# Recorded data start
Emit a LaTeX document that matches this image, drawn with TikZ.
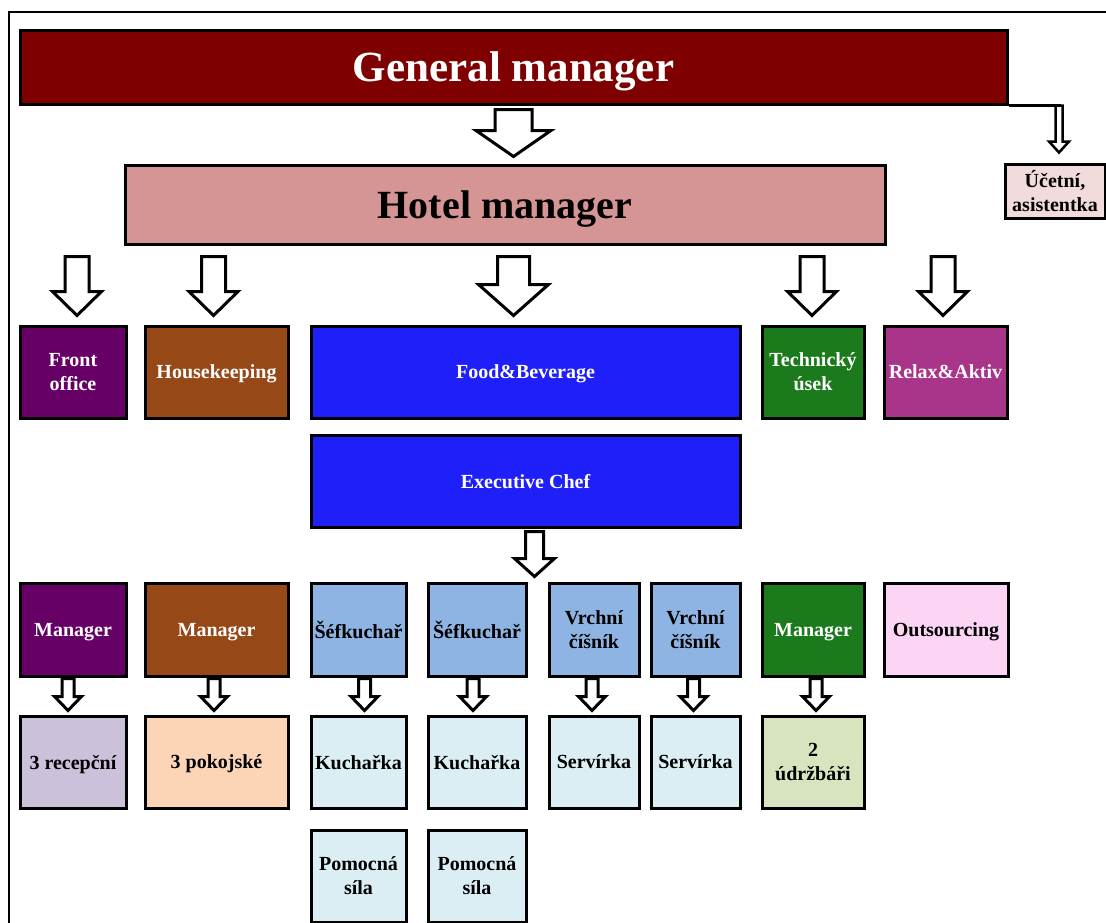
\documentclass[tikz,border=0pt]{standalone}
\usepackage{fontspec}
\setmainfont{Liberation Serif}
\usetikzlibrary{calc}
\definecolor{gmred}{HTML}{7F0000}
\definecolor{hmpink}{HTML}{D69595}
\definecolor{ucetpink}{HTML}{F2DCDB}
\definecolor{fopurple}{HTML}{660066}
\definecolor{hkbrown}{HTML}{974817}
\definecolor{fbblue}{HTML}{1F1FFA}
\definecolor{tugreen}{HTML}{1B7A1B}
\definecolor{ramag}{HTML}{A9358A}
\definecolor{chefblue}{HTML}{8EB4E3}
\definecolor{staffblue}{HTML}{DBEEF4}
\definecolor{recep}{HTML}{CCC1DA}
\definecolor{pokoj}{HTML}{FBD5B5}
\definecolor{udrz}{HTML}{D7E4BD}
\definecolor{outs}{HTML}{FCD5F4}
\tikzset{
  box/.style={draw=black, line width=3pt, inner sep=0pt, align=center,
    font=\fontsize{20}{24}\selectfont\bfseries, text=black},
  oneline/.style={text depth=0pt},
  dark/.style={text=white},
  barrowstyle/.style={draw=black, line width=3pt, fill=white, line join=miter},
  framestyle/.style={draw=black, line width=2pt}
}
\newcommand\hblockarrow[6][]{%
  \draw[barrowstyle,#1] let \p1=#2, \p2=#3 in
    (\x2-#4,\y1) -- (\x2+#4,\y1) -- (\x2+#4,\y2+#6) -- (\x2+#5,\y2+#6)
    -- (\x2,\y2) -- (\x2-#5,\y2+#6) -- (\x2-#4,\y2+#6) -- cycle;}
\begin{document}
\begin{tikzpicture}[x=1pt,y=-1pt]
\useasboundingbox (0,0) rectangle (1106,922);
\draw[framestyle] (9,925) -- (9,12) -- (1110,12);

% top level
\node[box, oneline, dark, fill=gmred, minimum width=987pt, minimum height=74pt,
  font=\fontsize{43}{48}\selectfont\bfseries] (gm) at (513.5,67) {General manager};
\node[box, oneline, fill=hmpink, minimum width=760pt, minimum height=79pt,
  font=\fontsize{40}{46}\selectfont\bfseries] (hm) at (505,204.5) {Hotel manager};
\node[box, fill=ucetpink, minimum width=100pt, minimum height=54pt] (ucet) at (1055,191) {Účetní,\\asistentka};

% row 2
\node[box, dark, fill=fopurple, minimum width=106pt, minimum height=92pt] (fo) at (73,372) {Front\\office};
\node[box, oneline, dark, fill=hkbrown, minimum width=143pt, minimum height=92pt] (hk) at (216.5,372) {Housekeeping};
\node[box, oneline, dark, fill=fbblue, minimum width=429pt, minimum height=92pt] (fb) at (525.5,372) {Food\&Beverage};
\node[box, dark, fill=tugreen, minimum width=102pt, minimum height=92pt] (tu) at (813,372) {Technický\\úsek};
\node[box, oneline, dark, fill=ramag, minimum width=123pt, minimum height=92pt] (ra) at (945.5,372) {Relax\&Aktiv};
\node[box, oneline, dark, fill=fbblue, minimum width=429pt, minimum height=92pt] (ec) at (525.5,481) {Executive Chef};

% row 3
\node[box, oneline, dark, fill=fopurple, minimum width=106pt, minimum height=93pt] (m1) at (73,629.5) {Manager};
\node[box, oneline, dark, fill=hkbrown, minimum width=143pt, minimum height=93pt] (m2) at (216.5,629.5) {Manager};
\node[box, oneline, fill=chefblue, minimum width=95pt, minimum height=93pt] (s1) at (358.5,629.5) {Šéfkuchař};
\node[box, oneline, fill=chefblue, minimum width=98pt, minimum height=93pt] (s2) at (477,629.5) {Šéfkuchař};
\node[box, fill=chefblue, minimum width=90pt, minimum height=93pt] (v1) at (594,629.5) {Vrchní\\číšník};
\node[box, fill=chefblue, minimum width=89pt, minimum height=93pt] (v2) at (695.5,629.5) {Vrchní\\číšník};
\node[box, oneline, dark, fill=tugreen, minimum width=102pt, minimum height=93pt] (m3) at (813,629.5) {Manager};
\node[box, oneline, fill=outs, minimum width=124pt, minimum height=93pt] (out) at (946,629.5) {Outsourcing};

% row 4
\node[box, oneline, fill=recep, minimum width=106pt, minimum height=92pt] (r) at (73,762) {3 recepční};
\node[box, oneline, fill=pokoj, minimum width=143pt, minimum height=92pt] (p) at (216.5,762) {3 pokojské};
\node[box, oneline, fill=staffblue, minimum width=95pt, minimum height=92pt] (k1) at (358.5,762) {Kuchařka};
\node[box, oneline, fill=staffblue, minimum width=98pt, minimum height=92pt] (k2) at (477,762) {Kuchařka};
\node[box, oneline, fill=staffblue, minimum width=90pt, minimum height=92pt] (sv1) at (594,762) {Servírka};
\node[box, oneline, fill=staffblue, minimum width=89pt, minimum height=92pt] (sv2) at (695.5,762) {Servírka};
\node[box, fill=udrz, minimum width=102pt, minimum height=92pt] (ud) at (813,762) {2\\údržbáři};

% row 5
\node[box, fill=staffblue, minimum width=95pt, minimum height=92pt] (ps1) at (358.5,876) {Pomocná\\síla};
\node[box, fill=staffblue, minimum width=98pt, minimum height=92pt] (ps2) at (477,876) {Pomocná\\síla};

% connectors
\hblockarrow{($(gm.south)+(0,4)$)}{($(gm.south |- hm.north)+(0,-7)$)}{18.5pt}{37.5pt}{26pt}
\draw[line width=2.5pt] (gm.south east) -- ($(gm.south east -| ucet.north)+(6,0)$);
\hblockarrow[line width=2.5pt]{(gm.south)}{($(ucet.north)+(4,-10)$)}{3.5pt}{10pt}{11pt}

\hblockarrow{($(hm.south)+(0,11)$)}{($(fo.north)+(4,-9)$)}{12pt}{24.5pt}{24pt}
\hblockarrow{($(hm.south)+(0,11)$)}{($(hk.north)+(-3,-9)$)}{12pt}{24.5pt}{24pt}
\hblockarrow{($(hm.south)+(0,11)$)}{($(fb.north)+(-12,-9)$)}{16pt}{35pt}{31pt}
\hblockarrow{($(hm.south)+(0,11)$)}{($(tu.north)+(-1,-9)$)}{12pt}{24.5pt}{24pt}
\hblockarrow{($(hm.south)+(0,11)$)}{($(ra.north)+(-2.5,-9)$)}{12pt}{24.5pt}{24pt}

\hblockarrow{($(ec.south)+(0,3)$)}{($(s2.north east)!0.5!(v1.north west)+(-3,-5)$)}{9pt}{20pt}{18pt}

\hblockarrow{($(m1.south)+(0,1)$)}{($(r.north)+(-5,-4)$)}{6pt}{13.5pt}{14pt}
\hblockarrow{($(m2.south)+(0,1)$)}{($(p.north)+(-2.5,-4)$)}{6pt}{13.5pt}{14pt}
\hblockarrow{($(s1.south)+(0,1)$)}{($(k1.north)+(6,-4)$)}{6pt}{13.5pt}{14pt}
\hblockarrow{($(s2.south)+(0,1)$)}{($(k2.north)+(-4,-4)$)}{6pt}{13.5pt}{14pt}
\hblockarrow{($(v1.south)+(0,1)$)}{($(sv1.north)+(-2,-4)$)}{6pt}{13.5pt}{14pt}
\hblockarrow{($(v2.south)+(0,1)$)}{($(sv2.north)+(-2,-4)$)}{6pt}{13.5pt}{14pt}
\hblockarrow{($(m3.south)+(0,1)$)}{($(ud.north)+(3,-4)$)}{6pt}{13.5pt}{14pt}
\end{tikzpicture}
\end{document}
# Recorded data end
[Objective]:
Write out nothing but the lines from the start of the data through the line with "minimum width=100pt, minimum". Leave out the pictures.

[Solution to the exercise]:
Emit a LaTeX document that matches this image, drawn with TikZ.
\documentclass[tikz,border=0pt]{standalone}
\usepackage{fontspec}
\setmainfont{Liberation Serif}
\usetikzlibrary{calc}
\definecolor{gmred}{HTML}{7F0000}
\definecolor{hmpink}{HTML}{D69595}
\definecolor{ucetpink}{HTML}{F2DCDB}
\definecolor{fopurple}{HTML}{660066}
\definecolor{hkbrown}{HTML}{974817}
\definecolor{fbblue}{HTML}{1F1FFA}
\definecolor{tugreen}{HTML}{1B7A1B}
\definecolor{ramag}{HTML}{A9358A}
\definecolor{chefblue}{HTML}{8EB4E3}
\definecolor{staffblue}{HTML}{DBEEF4}
\definecolor{recep}{HTML}{CCC1DA}
\definecolor{pokoj}{HTML}{FBD5B5}
\definecolor{udrz}{HTML}{D7E4BD}
\definecolor{outs}{HTML}{FCD5F4}
\tikzset{
  box/.style={draw=black, line width=3pt, inner sep=0pt, align=center,
    font=\fontsize{20}{24}\selectfont\bfseries, text=black},
  oneline/.style={text depth=0pt},
  dark/.style={text=white},
  barrowstyle/.style={draw=black, line width=3pt, fill=white, line join=miter},
  framestyle/.style={draw=black, line width=2pt}
}
\newcommand\hblockarrow[6][]{%
  \draw[barrowstyle,#1] let \p1=#2, \p2=#3 in
    (\x2-#4,\y1) -- (\x2+#4,\y1) -- (\x2+#4,\y2+#6) -- (\x2+#5,\y2+#6)
    -- (\x2,\y2) -- (\x2-#5,\y2+#6) -- (\x2-#4,\y2+#6) -- cycle;}
\begin{document}
\begin{tikzpicture}[x=1pt,y=-1pt]
\useasboundingbox (0,0) rectangle (1106,922);
\draw[framestyle] (9,925) -- (9,12) -- (1110,12);

% top level
\node[box, oneline, dark, fill=gmred, minimum width=987pt, minimum height=74pt,
  font=\fontsize{43}{48}\selectfont\bfseries] (gm) at (513.5,67) {General manager};
\node[box, oneline, fill=hmpink, minimum width=760pt, minimum height=79pt,
  font=\fontsize{40}{46}\selectfont\bfseries] (hm) at (505,204.5) {Hotel manager};
\node[box, fill=ucetpink, minimum width=100pt, minimum height=54pt] (ucet) at (1055,191) {Účetní,\\asistentka};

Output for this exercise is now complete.